All this riding has made me think about bicycle riding. One conclusion I've reached is that I'm a hazard on a bicycle. Not on purpose, of course. No one is, I think. But, I believe my riding can be a hazard to others using the road. I try to follow all the rules.

But, truth be told, I don't know many of the rules.

Like, should I pass another cyclist on the right or the left? Is it permissible to ride against traffic if I'm on a bicycle path? Is it really o.k. to ride through a red light if I carefully look both ways? These are a few that come to mind.

As I was driving Keith from Covenant Baptist to his motel somewhere else in San Antonio, he mentioned to me that I was an unsure driver. "At least on roads you haven't driven on before" (the only kind he's traveled with me). He's right. I believe that quality is reflected in my cycling as well. I don't have the confidence to boldly pull out into the middle of Atlantic Avenue on my bicycle against the red light. When I've ridden through the red light on smaller, less-traveled streets, my eyes are like blinkers: looking at possible oncoming cars with my right, switching my focus to the left to see what's ahead of me (pedestrians? someone else on a bicycle?). Back and forth several times in the course of the crossing.
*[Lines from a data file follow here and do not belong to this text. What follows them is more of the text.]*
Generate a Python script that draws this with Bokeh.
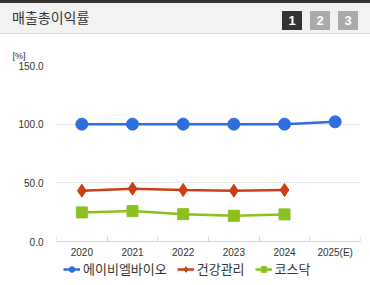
from bokeh.plotting import figure
from bokeh.models import (Div, Range1d, LinearAxis, FixedTicker, Legend, LegendItem,
                          PrintfTickFormatter)
from bokeh.layouts import column
from bokeh.embed import file_html
from bokeh.resources import INLINE

categories = ["2020", "2021", "2022", "2023", "2024", "2025(E)"]
abl_years = ["2020", "2021", "2022", "2023", "2024", "2025(E)"]
abl_values = [100.0, 100.0, 100.0, 100.0, 100.0, 102.0]
health_years = ["2020", "2021", "2022", "2023", "2024"]
health_values = [43.3, 45.0, 43.9, 43.3, 43.9]
kosdaq_years = ["2020", "2021", "2022", "2023", "2024"]
kosdaq_values = [24.8, 25.9, 23.3, 21.9, 23.1]
y_ticks = [0, 50, 100, 150]
title_text = "매출총이익률"
unit_text = "[%]"
series_names = ["에이비엘바이오", "건강관리", "코스닥"]

KR = "Noto Sans CJK KR"
NUM = "Liberation Sans"


def pos(years):
    return [categories.index(y) + 0.5 for y in years]


btn = ("position:absolute;top:8px;width:20px;height:19px;color:#fff;"
       "font-family:'Liberation Sans';font-weight:bold;font-size:13px;"
       "text-align:center;line-height:19px;")
header_html = f"""
<div style="position:relative;width:370px;height:34px;background:#f2f2f2;
border-top:3px solid #333;border-bottom:1px solid #dcdcdc;box-sizing:border-box;">
<span style="position:absolute;left:12px;top:4px;font-family:'{KR}';font-size:14px;color:#333;line-height:20px;">{title_text}</span>
<span style="{btn}left:282px;background:#333;">1</span>
<span style="{btn}left:310px;background:#aaa;">2</span>
<span style="{btn}left:338px;background:#aaa;">3</span>
</div>
"""
header = Div(text=header_html, width=370, height=34, margin=0)

# frame extends below zero so the legend can sit inside it, under the x axis
p = figure(frame_width=304, frame_height=220, x_range=Range1d(0, len(categories)),
           y_range=Range1d(-37.5, 150), output_backend="svg", toolbar_location=None,
           x_axis_location=None, min_border_left=56, min_border_right=10,
           min_border_top=31, min_border_bottom=0, margin=0)
p.outline_line_color = None
p.background_fill_color = "white"
p.border_fill_color = "white"

# unit label as title
p.title.text = unit_text
p.title.align = "left"
p.title.offset = -44
p.title.text_font = NUM
p.title.text_font_size = "9px"
p.title.text_font_style = "normal"
p.title.text_color = "#333333"
p.title.standoff = 10

# y axis
ya = p.yaxis[0]
ya.ticker = FixedTicker(ticks=y_ticks)
ya.formatter = PrintfTickFormatter(format="%.1f")
ya.axis_line_color = None
ya.major_tick_line_color = None
ya.minor_tick_line_color = None
ya.major_label_text_font = NUM
ya.major_label_text_font_size = "10px"
ya.major_label_text_color = "#333333"
ya.major_label_standoff = 7
p.ygrid.ticker = FixedTicker(ticks=y_ticks)
p.ygrid.grid_line_color = "#e6e6e6"
p.xgrid.grid_line_color = None

# category axis at y = 0: labels at centres, short inward ticks at category boundaries
centers = pos(categories)
bounds = list(range(len(categories) + 1))
ca = LinearAxis(ticker=FixedTicker(ticks=centers, minor_ticks=bounds),
                major_label_overrides={c: lab for c, lab in zip(centers, categories)},
                fixed_location=0)
ca.axis_line_color = "#ccd6eb"
ca.major_tick_line_color = None
ca.minor_tick_line_color = "#ccd6eb"
ca.minor_tick_in = 5
ca.minor_tick_out = 0
ca.major_tick_in = 0
ca.major_tick_out = 0
ca.major_label_text_font = NUM
ca.major_label_text_font_size = "10px"
ca.major_label_text_color = "#333333"
ca.major_label_standoff = 5
p.add_layout(ca, "below")

colors = ["#2d6fdd", "#cc3f14", "#8cc01f"]
items = []
l1 = p.line(pos(abl_years), abl_values, line_color=colors[0], line_width=2.5)
s1 = p.scatter(pos(abl_years), abl_values, marker="circle", size=12, fill_color=colors[0], line_color=colors[0])
items.append(LegendItem(label=series_names[0], renderers=[l1, s1]))
l2 = p.line(pos(health_years), health_values, line_color=colors[1], line_width=2.5)
s2 = p.scatter(pos(health_years), health_values, marker="diamond", size=13, fill_color=colors[1], line_color=colors[1])
items.append(LegendItem(label=series_names[1], renderers=[l2, s2]))
l3 = p.line(pos(kosdaq_years), kosdaq_values, line_color=colors[2], line_width=2.5)
s3 = p.scatter(pos(kosdaq_years), kosdaq_values, marker="square", size=11, fill_color=colors[2], line_color=colors[2])
items.append(LegendItem(label=series_names[2], renderers=[l3, s3]))

legend = Legend(items=items, orientation="horizontal", location=(7, 7),
                label_text_font=KR, label_text_font_size="13px", label_text_color="#333333",
                glyph_width=17, glyph_height=14, label_height=14, label_standoff=3,
                spacing=10, padding=0, margin=0, border_line_color=None,
                background_fill_alpha=0)
p.add_layout(legend)

layout = column(header, p, spacing=0, margin=0)
open("out.html", "w").write(file_html(layout, INLINE))
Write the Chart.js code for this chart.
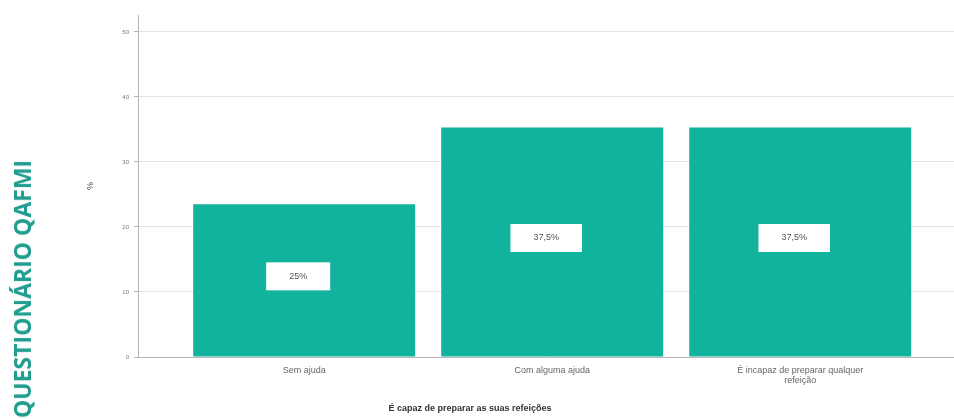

So, maybe I shouldn't do that. Or maybe I can because I'm so cautious. Maybe the hazard doesn't come from my caution, but those moments when, no matter how focused I am on my path (across the Brooklyn Bridge, let's say), I space out for a moment and another cyclist momentarily unnerves me as he breezes by me and into the distance. I'm not "The Night Train" streamlining up to the North Pole; I'm "The Little Engine That Could" chugging and chugging to his destination. (How can it be that both ways, to and from work, are uphill?) Maybe I'm not a hazard; maybe I only feel like a hazard.

Now, I'm not the only hazard, mind you. And, I guess, that's why I'm so cautious. The pedestrian walking directly in front of me, the bicyclist riding right toward me, against traffic, the guy who opened the driver's-side door of his parked car at the top of Union Street right in my path (luckily, I was traveling so slowly, there was no drama or injury; "Sorry. I didn't seen you," was his only reaction. I hope he didn't see me. That would have added a whole other, disturbing wrinkle to his opening the car door): these are a few of my daily mini-conflicts that prevent me from enjoying a worry-free ride.

You might say, "hey, if you don't want to deal with that stuff, ride a stationary bike twice a day." "Watch yourself," I might respond, "on your right," "I mean, your left," "I mean your right."